WHAT IS BEING ASKED -
Every line from the top of the records through the line containing "font_family = 'Open" should be retyped exactly; the pictures should not.

DATA FOR THE TASK -
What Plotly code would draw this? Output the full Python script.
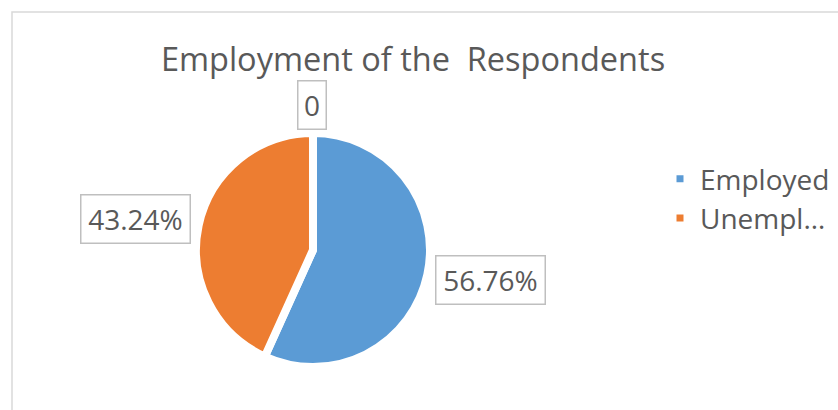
# Employment of the Respondents - pie chart
import plotly.graph_objects as go

# Data
labels = ['Employed', 'Unempl…']
values = [56.76, 43.24]
colors = ['#5b9bd5', '#ed7d31']
label_texts = ['56.76%', '43.24%', '0']

text_color = '#595959'
font_family = 'Open Sans, Noto Sans, sans-serif'

fig = go.Figure()
fig.add_trace(go.Pie(
    labels=labels,
    values=values,
    sort=False,
    direction='clockwise',
    rotation=0,
    textinfo='none',
    hoverinfo='label+percent',
    marker=dict(colors=colors, line=dict(color='white', width=8)),
    domain=dict(x=[0.2339, 0.5131], y=[0.1049, 0.6756]),
))

# Callout style data labels (boxes)
label_pos = [(490, 280), (135, 219), (312, 105)]
label_w = [100, 100, 19]
for txt, (px_, py_), w in zip(label_texts, label_pos, label_w):
    fig.add_annotation(
        x=px_ / 838, y=1 - py_ / 410, xref='paper', yref='paper',
        xanchor='center', yanchor='middle',
        text=txt, showarrow=False, width=w, height=39,
        font=dict(family=font_family, size=28, color=text_color),
        bordercolor='#bfbfbf', borderwidth=1.5, borderpad=4,
        bgcolor='white',
    )

# Chart area border
fig.add_shape(type='rect', xref='paper', yref='paper',
              x0=12 / 838, x1=1.02, y0=-0.02, y1=1 - 12 / 410,
              line=dict(color='#d9d9d9', width=1.5))

fig.update_layout(
    width=838, height=410,
    margin=dict(l=0, r=0, t=0, b=0),
    paper_bgcolor='white',
    plot_bgcolor='white',
    title=dict(text='Employment of the  Respondents',
               x=413 / 838, xanchor='center',
               y=1 - 60 / 410, yanchor='middle',
               font=dict(family=font_family, size=32.5, color=text_color)),
    legend=dict(x=660 / 838, xanchor='left', y=1 - 154 / 410, yanchor='top',
                font=dict(family=font_family, size=28, color=text_color),
                bgcolor='rgba(0,0,0,0)'),
    showlegend=True,
)

fig.write_html('out.html', config={'displayModeBar': False},
               post_script="document.body.style.margin='0';")
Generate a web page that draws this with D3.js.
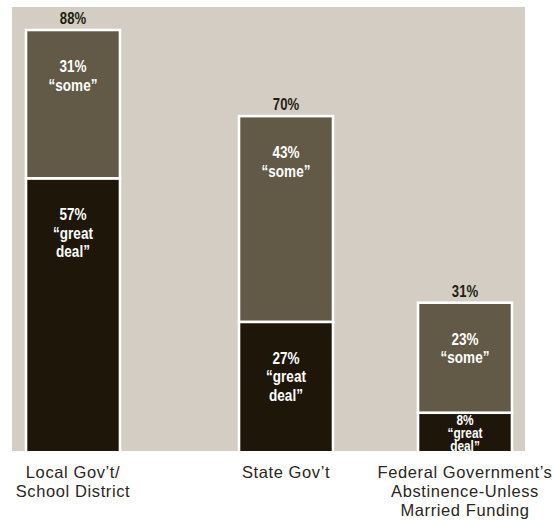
<!DOCTYPE html>
<html>
<head>
<meta charset="utf-8">
<script src="https://cdn.jsdelivr.net/npm/d3@7"></script>
<style>
  html, body { margin: 0; padding: 0; background: #ffffff; }
  svg { display: block; }
  .inlbl { font-family: "Liberation Sans", Arial, sans-serif; font-weight: bold; fill: #ffffff; }
  .tot { font-family: "Liberation Sans", Arial, sans-serif; font-weight: bold; font-size: 16px; fill: #231c10; }
  .cat { font-family: "Liberation Sans", Arial, sans-serif; font-size: 16.5px; fill: #2a2622; letter-spacing: 0.6px; }
</style>
</head>
<body>
<svg id="chart" width="559" height="520"></svg>
<script>
// ---- data ----
const categories = ["Local Gov't/School District", "State Gov't", "Federal Government's Abstinence-Unless Married Funding"];
const categoryLines = [
  ["Local Gov\u2019t/", "School District"],
  ["State Gov\u2019t"],
  ["Federal Government\u2019s", "Abstinence-Unless", "Married Funding"]
];
const greatDeal = [57, 27, 8];
const some = [31, 43, 23];
const totals = [88, 70, 31];
const seriesKeys = ["great deal", "some"];

// ---- layout ----
const W = 559, H = 520;
const panel = { x0: 12, x1: 525, y0: 7, y1: 451 };
const barW = 94;
const squeeze = 0.82;
const colors = { "great deal": "#1e1609", "some": "#625947" };

const svg = d3.select("#chart");

const rows = categories.map((c, i) => ({ cat: c, "great deal": greatDeal[i], "some": some[i], total: totals[i], lines: categoryLines[i] }));

const x = d3.scaleOrdinal().domain(categories).range([73, 286, 465]);
const y = d3.scaleLinear().domain([0, 88]).range([panel.y1, 30]);

svg.append("rect")
  .attr("x", panel.x0).attr("y", panel.y0)
  .attr("width", panel.x1 - panel.x0).attr("height", panel.y1 - panel.y0)
  .attr("fill", "#d3cdc3");

const stacked = d3.stack().keys(seriesKeys)(rows);

const g = svg.append("g");
stacked.forEach(layer => {
  layer.forEach(d => {
    const cx = x(d.data.cat);
    const top = y(d[1]);
    const bottom = d[0] === 0 ? y(0) + 3 : y(d[0]);
    g.append("rect")
      .attr("x", cx - barW / 2).attr("y", top)
      .attr("width", barW).attr("height", bottom - top)
      .attr("fill", colors[layer.key])
      .attr("stroke", "#ffffff").attr("stroke-width", 2.6);
  });
});

// cover any stroke below the panel baseline
svg.append("rect").attr("x", 0).attr("y", panel.y1).attr("width", W).attr("height", 6).attr("fill", "#ffffff");

// segment labels
stacked.forEach(layer => {
  layer.forEach(d => {
    const cx = x(d.data.cat);
    const top = y(d[1]);
    const val = d[1] - d[0];
    const segH = y(d[0]) - y(d[1]);
    const lines = layer.key === "some"
      ? [val + "%", "\u201Csome\u201D"]
      : [val + "%", "\u201Cgreat", "deal\u201D"];
    const small = segH < 80;
    const first = small ? top + 12.5 : top + 42;
    const lh = small ? 12.8 : 18.5;
    const fs = small ? 14.5 : 16.5;
    lines.forEach((t, k) => {
      g.append("text").attr("class", "inlbl")
        .attr("transform", `translate(${cx},${first + k * lh}) scale(${squeeze},1)`)
        .attr("text-anchor", "middle")
        .style("font-size", fs + "px")
        .text(t);
    });
  });
});

// totals
rows.forEach(r => {
  svg.append("text").attr("class", "tot")
    .attr("transform", `translate(${x(r.cat)},${y(r.total) - 6}) scale(${squeeze},1)`)
    .attr("text-anchor", "middle")
    .text(r.total + "%");
});

// category labels
rows.forEach(r => {
  r.lines.forEach((t, k) => {
    svg.append("text").attr("class", "cat")
      .attr("x", x(r.cat)).attr("y", 478 + k * 19)
      .attr("text-anchor", "middle")
      .text(t);
  });
});
</script>
</body>
</html>
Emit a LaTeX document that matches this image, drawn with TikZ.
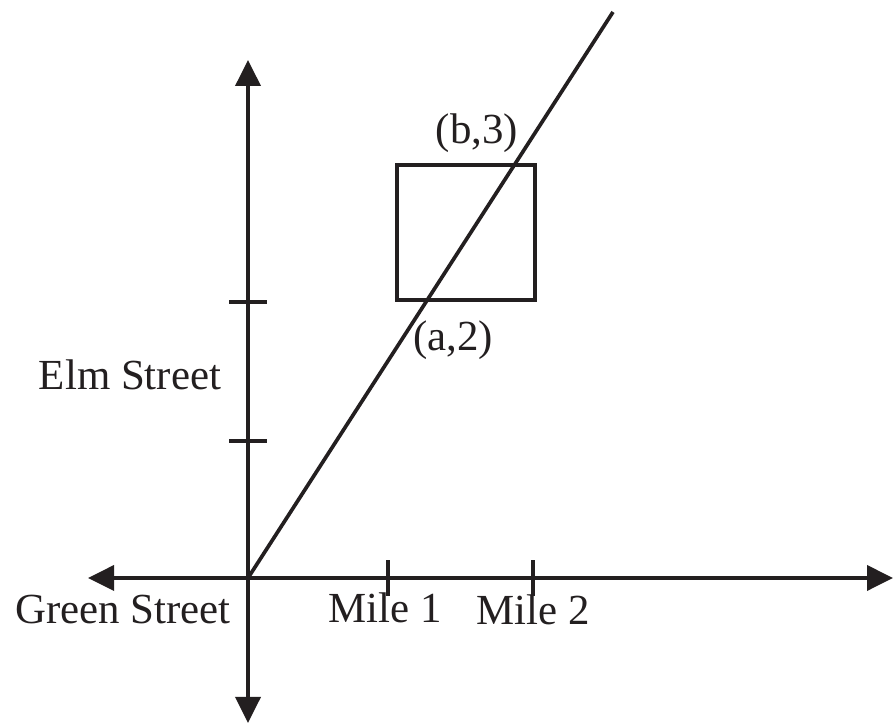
\documentclass[tikz,border=0pt]{standalone}
\usepackage{fontspec}
\setmainfont{Liberation Serif}
\usetikzlibrary{arrows.meta,positioning,calc}
\definecolor{inkblack}{RGB}{35,31,32}
\tikzset{
  street/.style={line width=1.05pt,color=inkblack},
  axisarrow/.style={street,{Triangle[length=0.26cm,width=0.25cm]}-{Triangle[length=0.26cm,width=0.25cm]}},
  streetlabel/.style={font=\fontsize{12.2}{14}\selectfont,color=inkblack,inner sep=0pt},
}
\begin{document}
\begin{tikzpicture}
\useasboundingbox (0,0) rectangle (8.93,7.23);
% axes
\coordinate (origin) at (2.48,1.45);
\coordinate (west) at (0.88,1.45);
\coordinate (east) at (8.93,1.45);
\coordinate (south) at (2.48,0);
\coordinate (north) at (2.48,6.63);
\draw[axisarrow](west)--(east);
\draw[axisarrow](south)--(north);
% ticks
\foreach \x in {3.88,5.33}
  \draw[street](\x,1.27)--(\x,1.63);
\foreach \y in {2.82,4.21}
  \draw[street](2.29,\y)--(2.67,\y);
% block and road
\node[street,draw,minimum width=1.38cm,minimum height=1.35cm,inner sep=0pt,anchor=south west]
  (block) at (3.95,4.21) {};
\coordinate (roadend) at (6.13,7.11);
\draw[street](origin)--(roadend);
% labels
\node[streetlabel](elm) at (1.30,3.48){Elm Street};
\node[streetlabel](green) at (1.23,1.13){Green Street};
\node[streetlabel](mileone) at (3.85,1.15){Mile 1};
\node[streetlabel](miletwo) at (5.33,1.13){Mile 2};
\node[streetlabel](bpt) at (4.77,5.90){(b,3)};
\node[streetlabel](apt) at (4.53,3.83){(a,2)};
\end{tikzpicture}
\end{document}
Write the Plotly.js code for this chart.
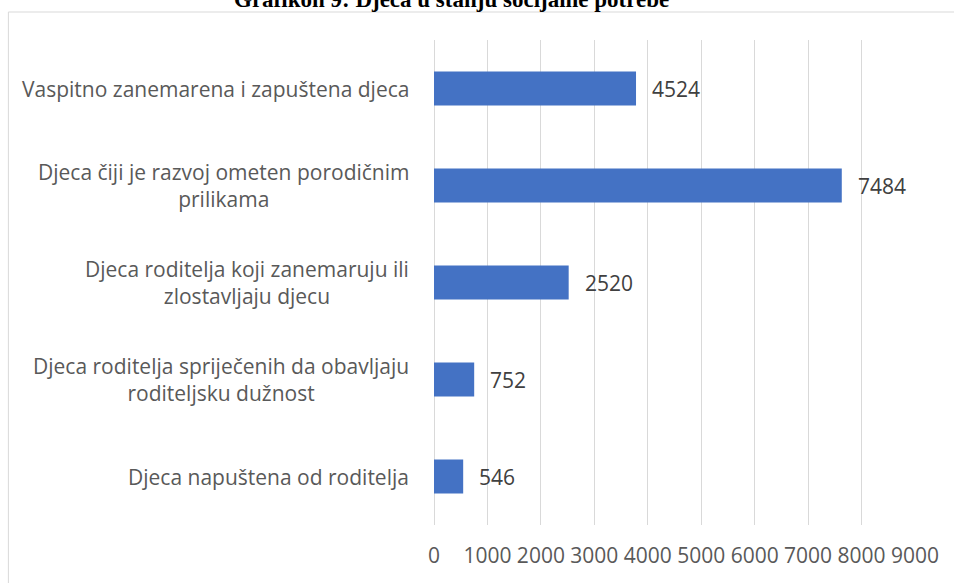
<!DOCTYPE html>
<html>
<head>
<meta charset="utf-8">
<script src="https://cdn.plot.ly/plotly-3.0.1.min.js"></script>
<style>html,body{margin:0;padding:0;background:#fff;}#chart{width:954px;height:583px;}</style>
</head>
<body>
<div id="chart"></div>
<script>
// Data
var chartTitle = "Grafikon 9: Djeca u stanju socijalne potrebe";
var categories = [
  "Vaspitno zanemarena i zapuštena djeca",
  "Djeca čiji je razvoj ometen porodičnim<br>prilikama",
  "Djeca roditelja koji zanemaruju ili<br>zlostavljaju djecu",
  "Djeca roditelja spriječenih da obavljaju<br>roditeljsku dužnost",
  "Djeca napuštena od roditelja"
];
// bar lengths as drawn in the picture
var barValues = [3780, 7630, 2520, 752, 546];
// data labels as printed in the picture
var dataLabels = ["4524", "7484", "2520", "752", "546"];
var tickValues = [0, 1000, 2000, 3000, 4000, 5000, 6000, 7000, 8000, 9000];
var tickTexts = ["0", "1000", "2000", "3000", "4000", "5000", "6000", "7000", "8000", "9000"];

var FONT = "Open Sans, Noto Sans, sans-serif";

var trace = {
  type: "bar",
  orientation: "h",
  x: barValues,
  y: categories,
  marker: {color: "#4472C4", line: {width: 0}},
  hoverinfo: "none"
};

var annotations = [];
categories.forEach(function (c, i) {
  annotations.push({
    xref: "paper", yref: "y", x: 0, y: c,
    xanchor: "right", yanchor: "middle", align: "center",
    xshift: -23, showarrow: false,
    text: c,
    font: {family: FONT, size: 21, color: "#595959"}
  });
  annotations.push({
    xref: "x", yref: "y", x: barValues[i], y: c,
    xanchor: "left", yanchor: "middle",
    xshift: 14, showarrow: false,
    text: dataLabels[i],
    font: {family: FONT, size: 21, color: "#404040"}
  });
});
annotations.push({
  xref: "paper", yref: "paper", x: (452 - 434.3) / 481.2, y: (525 + 1) / 485,
  xanchor: "center", yanchor: "middle", showarrow: false,
  text: "<b>" + chartTitle + "</b>",
  font: {family: "Liberation Serif, Times New Roman, serif", size: 23, color: "#000000"}
});

var layout = {
  width: 954, height: 583,
  margin: {l: 434.3, r: 38.5, t: 40, b: 58, pad: 0},
  paper_bgcolor: "#ffffff", plot_bgcolor: "#ffffff",
  showlegend: false,
  bargap: 0.65,
  xaxis: {
    range: [0, 9000], tickvals: tickValues, ticktext: tickTexts,
    showgrid: true, gridcolor: "#d9d9d9", gridwidth: 1,
    zeroline: true, zerolinecolor: "#d9d9d9", zerolinewidth: 1,
    showline: false, ticks: "",
    tickfont: {family: FONT, size: 21, color: "#595959"},
    ticklabelstandoff: 16,
    fixedrange: true
  },
  yaxis: {
    type: "category", autorange: "reversed",
    showticklabels: false, showgrid: false, zeroline: false, showline: false, ticks: "",
    fixedrange: true
  },
  annotations: annotations,
  shapes: [{
    type: "rect", xref: "paper", yref: "paper",
    x0: (8.5 - 434.3) / 481.2, x1: 1.3,
    y0: -0.3, y1: (525 - 12) / 485,
    line: {color: "#d9d9d9", width: 1}, fillcolor: "rgba(0,0,0,0)", layer: "below"
  }]
};

Plotly.newPlot("chart", [trace], layout, {displayModeBar: false, staticPlot: true});
</script>
</body>
</html>
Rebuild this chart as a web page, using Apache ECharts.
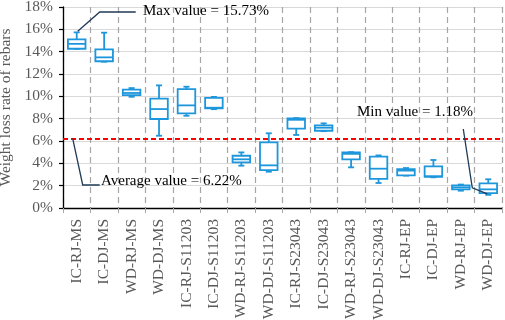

RESPONSE TO THIS TASK -
What Plotly code would draw this? Output the full Python script.
# Employment of the Respondents - pie chart
import plotly.graph_objects as go

# Data
labels = ['Employed', 'Unempl…']
values = [56.76, 43.24]
colors = ['#5b9bd5', '#ed7d31']
label_texts = ['56.76%', '43.24%', '0']

text_color = '#595959'
font_family = 'Open Sans, Noto Sans, sans-serif'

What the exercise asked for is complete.